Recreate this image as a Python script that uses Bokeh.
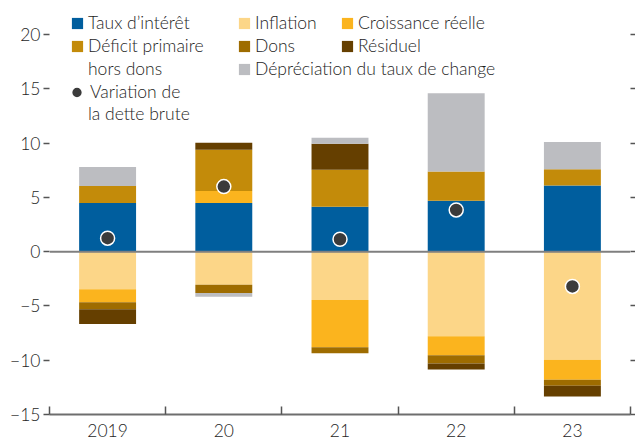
from bokeh.plotting import figure
from bokeh.models import (Legend, LegendItem, LinearAxis, FixedTicker, Range1d, Span,
                          ColumnDataSource)
from bokeh.embed import file_html
from bokeh.resources import INLINE

# ---------------- data ----------------
years = ["2019", "20", "21", "22", "23"]
taux = [4.5, 4.5, 4.15, 4.7, 6.1]
inflation = [-3.45, -3.05, -4.45, -7.8, -9.95]
croissance = [-1.2, 1.1, -4.35, -1.75, -1.85]
deficit = [1.55, 3.8, 3.4, 2.7, 1.5]
dons = [-0.65, -0.75, -0.55, -0.75, -0.55]
residuel = [-1.35, 0.65, 2.4, -0.55, -1.0]
depreciation = [1.75, -0.35, 0.55, 7.2, 2.5]
variation = [1.25, 6.0, 1.15, 3.85, -3.2]
y_ticks = [-15, -10, -5, 0, 5, 10, 15, 20]

names = ["Taux d\u2019intérêt", "Inflation", "Croissance réelle", "Déficit primaire",
         "Dons", "Résiduel", "Dépréciation du taux de change"]
values = [taux, inflation, croissance, deficit, dons, residuel, depreciation]
colors = ["#005E9E", "#FCD688", "#FBB41E", "#C38B0A", "#9E6C00", "#653F00", "#BCBDC1"]
dot_label = ["Variation de", "la dette brute"]
deficit_label2 = "hors dons"

FONT = "Lato Light"
TXT = "#1E1E1E"
FS = "17.5px"

W, H = 635, 439
FRAME_H = 412

xs = [i + 0.5 for i in range(len(years))]

p = figure(width=W, height=H, output_backend="svg", toolbar_location=None,
           x_range=Range1d(0, len(years)), y_range=Range1d(-15, 23.15),
           x_axis_type=None, y_axis_type=None,
           min_border_left=49, min_border_right=0, min_border_top=0, min_border_bottom=0)
p.outline_line_color = None
p.xgrid.visible = False
p.ygrid.visible = False

renderers = {}
pos = [0.0] * len(years)
neg = [0.0] * len(years)
for name, vals, color in zip(names, values, colors):
    bottoms, tops = [], []
    for i, v in enumerate(vals):
        if v >= 0:
            bottoms.append(pos[i]); tops.append(pos[i] + v); pos[i] += v
        else:
            bottoms.append(neg[i]); tops.append(neg[i] + v); neg[i] += v
    src = ColumnDataSource(dict(x=xs, bottom=bottoms, top=tops))
    r = p.vbar(x="x", bottom="bottom", top="top", width=0.49, source=src,
               fill_color=color, line_color=None)
    renderers[name] = r

# invisible renderer used for continuation lines in the legend
blank = p.vbar(x=[], top=[], width=0.5, fill_alpha=0, line_alpha=0)

p.add_layout(Span(location=0, dimension="width", line_color="#7F7F7F", line_width=2))

dots = p.scatter(xs, variation, size=14, fill_color="#3B3B3B", line_color="white",
                 line_width=1.5)

# axes
xaxis = LinearAxis(ticker=FixedTicker(ticks=xs, minor_ticks=list(range(len(years) + 1))),
                   major_label_overrides={x: y for x, y in zip(xs, years)})
xaxis.major_tick_in = 0
xaxis.major_tick_out = 0
xaxis.minor_tick_in = 8
xaxis.minor_tick_out = 0
xaxis.minor_tick_line_color = "#555555"
xaxis.minor_tick_line_width = 1.5
xaxis.axis_line_color = "#6E6E6E"
xaxis.axis_line_width = 2
xaxis.major_label_standoff = 9
xaxis.major_label_text_font = FONT
xaxis.major_label_text_font_size = FS
xaxis.major_label_text_color = TXT
p.add_layout(xaxis, "below")

yaxis = LinearAxis(ticker=FixedTicker(ticks=y_ticks, minor_ticks=[]))
yaxis.axis_line_color = None
yaxis.major_tick_in = 0
yaxis.major_tick_out = 6
yaxis.major_tick_line_color = "#555555"
yaxis.major_tick_line_width = 1.5
yaxis.major_label_standoff = 3
yaxis.major_label_text_font = FONT
yaxis.major_label_text_font_size = FS
yaxis.major_label_text_color = TXT
p.add_layout(yaxis, "left")

raxis = LinearAxis(ticker=FixedTicker(ticks=y_ticks, minor_ticks=[]),
                   major_label_overrides={t: "" for t in y_ticks})
raxis.axis_line_color = None
raxis.major_tick_in = 0
raxis.major_tick_out = 5
raxis.major_tick_line_color = "#555555"
raxis.major_tick_line_width = 1.5
raxis.major_label_standoff = 0
p.add_layout(raxis, "right")

# legends
common = dict(padding=0, margin=0, spacing=1, border_line_color=None,
              background_fill_alpha=0, label_text_font=FONT,
              label_text_font_size=FS, label_text_color=TXT,
              glyph_width=14, glyph_height=14, label_standoff=4, label_height=22)


def add_legend(vx, top, items, height, **kw):
    opts = dict(common)
    opts.update(kw)
    lg = Legend(items=items, location=(vx, FRAME_H - top - height), **opts)
    p.add_layout(lg, "center")


TOP = 9.5
add_legend(21, TOP, [LegendItem(label=names[0], renderers=[renderers[names[0]]]),
                     LegendItem(label=names[3], renderers=[renderers[names[3]]]),
                     LegendItem(label=deficit_label2, renderers=[blank])], 68)
add_legend(188, TOP, [LegendItem(label=names[1], renderers=[renderers[names[1]]]),
                      LegendItem(label=names[4], renderers=[renderers[names[4]]]),
                      LegendItem(label=names[6], renderers=[renderers[names[6]]])], 68)
add_legend(291, TOP, [LegendItem(label=names[2], renderers=[renderers[names[2]]]),
                      LegendItem(label=names[5], renderers=[renderers[names[5]]])], 45)
add_legend(14, TOP + 66, [LegendItem(label=dot_label[0], renderers=[dots])], 28,
           glyph_width=27, glyph_height=28, label_standoff=-2)
add_legend(21, TOP + 91, [LegendItem(label=dot_label[1], renderers=[blank])], 22)

open("out.html", "w").write(file_html(p, INLINE))
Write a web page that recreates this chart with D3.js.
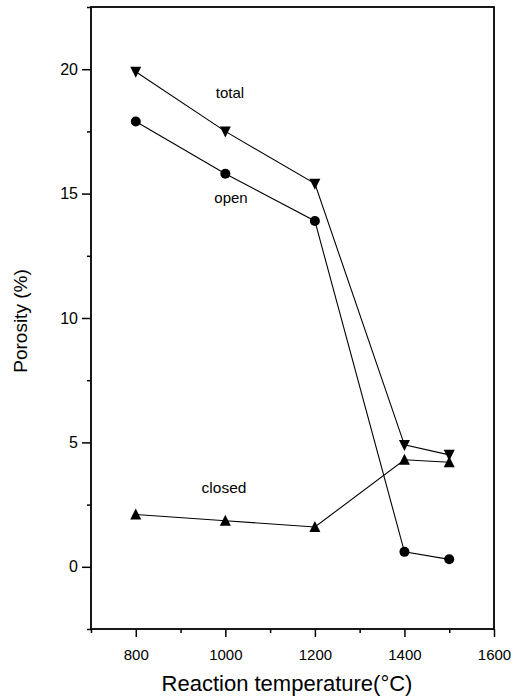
<!DOCTYPE html>
<html>
<head>
<meta charset="utf-8">
<script src="https://d3js.org/d3.v7.min.js"></script>
<style>
  body { margin: 0; background: #fff; }
  text { font-family: "Liberation Sans", Arial, sans-serif; fill: #000; }
</style>
</head>
<body>
<script>
  // temperatures (°C)
  const temps = [800, 1000, 1200, 1400, 1500];
  // porosity (%)
  const totalPorosity = [19.9, 17.5, 15.4, 4.9, 4.5];
  const openPorosity = [17.9, 15.8, 13.9, 0.6, 0.3];
  const closedPorosity = [2.1, 1.85, 1.6, 4.3, 4.2];

  const xTicks = [800, 1000, 1200, 1400, 1600];
  const xMinor = [700, 900, 1100, 1300, 1500];
  const yTicks = [0, 5, 10, 15, 20];
  const yMinor = [-2.5, 2.5, 7.5, 12.5, 17.5, 22.5];

  const width = 514, height = 699;
  const plotLeft = 91, plotRight = 494, plotTop = 7, plotBottom = 629;

  let svg = d3.select("body").append("svg")
      .attr("width", width)
      .attr("height", height);

  let x = d3.scaleLinear().domain([700, 1600]).range([plotLeft, plotRight]);
  let y = d3.scaleLinear().domain([-2.5, 22.5]).range([plotBottom, plotTop]);

  // frame
  svg.append("rect")
    .attr("x", plotLeft).attr("y", plotTop)
    .attr("width", plotRight - plotLeft).attr("height", plotBottom - plotTop)
    .attr("fill", "none").attr("stroke", "#000").attr("stroke-width", 1.8);

  // x axis
  let xAxis = svg.append("g")
    .attr("transform", `translate(0,${plotBottom})`)
    .call(d3.axisBottom(x).tickValues(xTicks).tickSize(8).tickPadding(12).tickFormat(d3.format("d")));
  xAxis.select(".domain").remove();
  xAxis.selectAll("line").attr("stroke-width", 1.5);
  xAxis.selectAll("text").attr("font-size", 15).style("font-family", "Liberation Sans, Arial, sans-serif");

  let xMinorAxis = svg.append("g")
    .attr("transform", `translate(0,${plotBottom})`)
    .call(d3.axisBottom(x).tickValues(xMinor).tickSize(4).tickFormat(""));
  xMinorAxis.select(".domain").remove();
  xMinorAxis.selectAll("line").attr("stroke-width", 1.5);

  // y axis
  let yAxis = svg.append("g")
    .attr("transform", `translate(${plotLeft},0)`)
    .call(d3.axisLeft(y).tickValues(yTicks).tickSize(9).tickPadding(4).tickFormat(d3.format("d")));
  yAxis.select(".domain").remove();
  yAxis.selectAll("line").attr("stroke-width", 1.5);
  yAxis.selectAll("text").attr("font-size", 16).style("font-family", "Liberation Sans, Arial, sans-serif");

  let yMinorAxis = svg.append("g")
    .attr("transform", `translate(${plotLeft},0)`)
    .call(d3.axisLeft(y).tickValues(yMinor).tickSize(4).tickFormat(""));
  yMinorAxis.select(".domain").remove();
  yMinorAxis.selectAll("line").attr("stroke-width", 1.5);

  // axis titles
  svg.append("text")
    .attr("x", 287)
    .attr("y", 691)
    .attr("text-anchor", "middle")
    .attr("font-size", 22)
    .text("Reaction temperature(°C)");

  svg.append("text")
    .attr("transform", `translate(27,321) rotate(-90)`)
    .attr("text-anchor", "middle")
    .attr("font-size", 19)
    .text("Porosity (%)");

  let line = d3.line()
    .x(d => x(d[0]))
    .y(d => y(d[1]));

  const series = [
    {values: totalPorosity, symbol: "down"},
    {values: openPorosity, symbol: "circle"},
    {values: closedPorosity, symbol: "up"}
  ];

  series.forEach(s => {
    let pts = temps.map((t, i) => [t, s.values[i]]);
    svg.append("path")
      .datum(pts)
      .attr("d", line)
      .attr("fill", "none")
      .attr("stroke", "#000")
      .attr("stroke-width", 1.1);

    let g = svg.append("g");
    pts.forEach(p => {
      let cx = x(p[0]), cy = y(p[1]);
      if (s.symbol === "circle") {
        g.append("circle").attr("cx", cx).attr("cy", cy).attr("r", 5).attr("fill", "#000");
      } else {
        let h = 10, w = 11;
        let pathStr = s.symbol === "up"
          ? `M${cx},${cy - h / 2 - 1}L${cx + w / 2},${cy + h / 2}L${cx - w / 2},${cy + h / 2}Z`
          : `M${cx},${cy + h / 2 + 1}L${cx + w / 2},${cy - h / 2}L${cx - w / 2},${cy - h / 2}Z`;
        g.append("path").attr("d", pathStr).attr("fill", "#000");
      }
    });
  });

  // series labels
  svg.append("text").attr("x", 230).attr("y", 98).attr("text-anchor", "middle").attr("font-size", 15).text("total");
  svg.append("text").attr("x", 231).attr("y", 203).attr("text-anchor", "middle").attr("font-size", 15).text("open");
  svg.append("text").attr("x", 224).attr("y", 493).attr("text-anchor", "middle").attr("font-size", 15.5).text("closed");
</script>
</body>
</html>
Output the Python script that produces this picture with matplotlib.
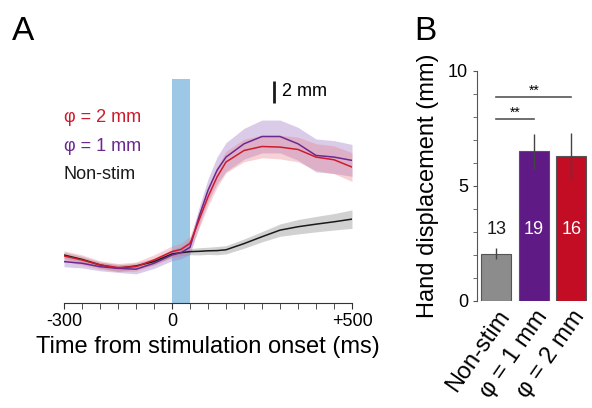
import numpy as np
import matplotlib
matplotlib.use('Agg')
import matplotlib.pyplot as plt

plt.rcParams['font.family'] = ['Liberation Sans', 'DejaVu Sans']

# panel A: mean hand trajectories (mm) vs time from stimulation onset (ms)
t = [-300, -250, -200, -150, -100, -50, 0, 25, 50, 75, 100, 125, 150, 200, 250, 300, 350, 400, 450, 500]
nonstim = [0.19, -0.23, -0.77, -1.1, -0.87, -0.45, 0.29, 0.42, 0.52, 0.55, 0.6, 0.62, 0.7, 1.3, 1.97, 2.61, 2.94, 3.19, 3.42, 3.68]
nonstim_sem = [0.3, 0.3, 0.3, 0.3, 0.3, 0.3, 0.3, 0.3, 0.3, 0.35, 0.35, 0.4, 0.4, 0.45, 0.5, 0.6, 0.7, 0.75, 0.8, 0.9]
phi2 = [0.1, -0.29, -0.77, -1.03, -0.94, -0.29, 0.52, 0.74, 1.32, 3.58, 5.84, 7.77, 9.23, 10.35, 10.74, 10.68, 10.45, 9.71, 9.45, 8.74]
phi2_sem = [0.5, 0.5, 0.4, 0.4, 0.45, 0.5, 0.55, 0.6, 0.7, 0.8, 0.9, 1.0, 1.05, 1.1, 1.1, 1.15, 1.2, 1.3, 1.35, 1.4]
phi1 = [-0.45, -0.61, -0.94, -1.1, -1.19, -0.61, 0.19, 0.42, 0.94, 3.9, 6.48, 8.42, 9.71, 11.0, 11.71, 11.71, 11.0, 9.87, 9.71, 9.39]
phi1_sem = [0.5, 0.45, 0.4, 0.4, 0.45, 0.5, 0.55, 0.6, 0.7, 0.9, 1.1, 1.3, 1.4, 1.5, 1.6, 1.6, 1.6, 1.6, 1.6, 1.55]

# panel B: mean hand displacement
groups = ['Non-stim', 'φ = 1 mm', 'φ = 2 mm']
disp = [2.05, 6.5, 6.3]
disp_err = [0.24, 0.77, 1.0]
n_trials = ['13', '19', '16']

c_red = '#cf1a2c'
c_purple = '#6b2990'
c_black = '#1a1a1a'

fig = plt.figure(figsize=(5.92, 4.08), dpi=100)

# ---- A ----
ax = fig.add_axes([0.1081, 0.2574, 0.4865, 0.549])
ax.axvspan(0, 50, color='#9cc8e6', lw=0, zorder=0)
t = np.array(t)
for m, s, c, fc, a in [(nonstim, nonstim_sem, c_black, '#9a9a9a', 0.45),
                       (phi1, phi1_sem, c_purple, '#a37fc6', 0.4),
                       (phi2, phi2_sem, c_red, '#e8808a', 0.35)]:
    m = np.array(m)
    s = np.array(s)
    ax.fill_between(t, m - s, m + s, color=fc, alpha=a, lw=0, zorder=1)
    ax.plot(t, m, color=c, lw=1.1, zorder=2)

ax.set_xlim(-300, 500)
ax.set_ylim(-4.47, 17.3)
for sp in ['top', 'right', 'left']:
    ax.spines[sp].set_visible(False)
ax.spines['bottom'].set_color('#333333')
ax.set_yticks([])
ax.set_xticks(np.arange(-300, 501, 50), minor=True)
ax.set_xticks([-300, 0, 500])
ax.set_xticklabels(['-300', '0', '+500'])
ax.tick_params(axis='x', which='both', direction='out', length=4, color='#333333', labelsize=13)
ax.set_xlabel('Time from stimulation onset (ms)', fontsize=17, labelpad=4)

# scale bar
ax.plot([283, 283], [15.0, 17.1], color=c_black, lw=2, solid_capstyle='butt')
ax.text(305, 16.1, '2 mm', fontsize=13, va='center', ha='left')

ax.text(-300, 13.6, 'φ = 2 mm', color=c_red, fontsize=13, va='center')
ax.text(-300, 10.7, 'φ = 1 mm', color=c_purple, fontsize=13, va='center')
ax.text(-300, 8.06, 'Non-stim', color=c_black, fontsize=13, va='center')

fig.text(0.02, 0.96, 'A', fontsize=24, va='top')
fig.text(0.70, 0.96, 'B', fontsize=24, va='top')

# ---- B ----
bx = fig.add_axes([0.8057, 0.2623, 0.1909, 0.5637])
x = np.arange(3)
bx.bar(x, disp, width=0.8, color=['#8c8c8c', '#5f1a86', '#c20d24'],
       edgecolor='#555555', lw=0.8, zorder=2)
bx.errorbar(x, disp, yerr=disp_err, fmt='none', ecolor='#444444', elinewidth=1, capsize=0, zorder=3)
for xi, n, c in zip(x, n_trials, [c_black, 'white', 'white']):
    bx.text(xi, 3.1, n, color=c, fontsize=13, ha='center', va='center', zorder=4)

# significance brackets
bx.plot([0, 2], [8.87, 8.87], color='#555555', lw=1.2)
bx.text(1, 9.15, '**', ha='center', va='center', fontsize=10)
bx.plot([0, 1], [7.93, 7.93], color='#555555', lw=1.2)
bx.text(0.5, 8.2, '**', ha='center', va='center', fontsize=10)

bx.set_xlim(-0.515, 2.5)
bx.set_ylim(0, 10)
for sp in ['top', 'right', 'bottom']:
    bx.spines[sp].set_visible(False)
bx.spines['left'].set_color('#555555')
bx.set_yticks([0, 5, 10])
bx.set_yticks(np.arange(0, 11, 1), minor=True)
bx.tick_params(axis='y', which='both', direction='out', length=3, color='#555555', labelsize=13)
bx.set_ylabel('Hand displacement (mm)', fontsize=17, labelpad=6)
bx.set_xticks(x)
bx.set_xticklabels(groups, rotation=55, ha='right', rotation_mode='anchor', fontsize=17)
bx.tick_params(axis='x', length=0, pad=4)

fig.savefig('out.png', dpi=100)
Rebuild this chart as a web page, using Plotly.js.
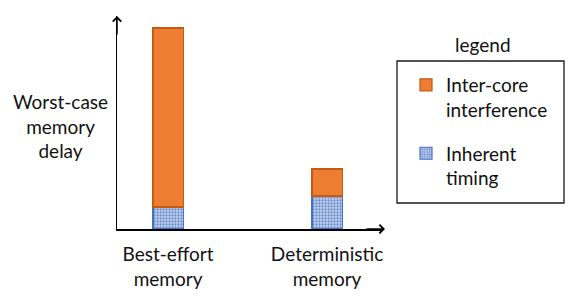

What is asked
Quote the records above exactly, from the first line through the line containing "y_ticks = [-15, -10, -5, 0, 5, 10, 15, 20]", and leave out the pictures.

Expected output
Recreate this image as a Python script that uses Bokeh.
from bokeh.plotting import figure
from bokeh.models import (Legend, LegendItem, LinearAxis, FixedTicker, Range1d, Span,
                          ColumnDataSource)
from bokeh.embed import file_html
from bokeh.resources import INLINE

# ---------------- data ----------------
years = ["2019", "20", "21", "22", "23"]
taux = [4.5, 4.5, 4.15, 4.7, 6.1]
inflation = [-3.45, -3.05, -4.45, -7.8, -9.95]
croissance = [-1.2, 1.1, -4.35, -1.75, -1.85]
deficit = [1.55, 3.8, 3.4, 2.7, 1.5]
dons = [-0.65, -0.75, -0.55, -0.75, -0.55]
residuel = [-1.35, 0.65, 2.4, -0.55, -1.0]
depreciation = [1.75, -0.35, 0.55, 7.2, 2.5]
variation = [1.25, 6.0, 1.15, 3.85, -3.2]
y_ticks = [-15, -10, -5, 0, 5, 10, 15, 20]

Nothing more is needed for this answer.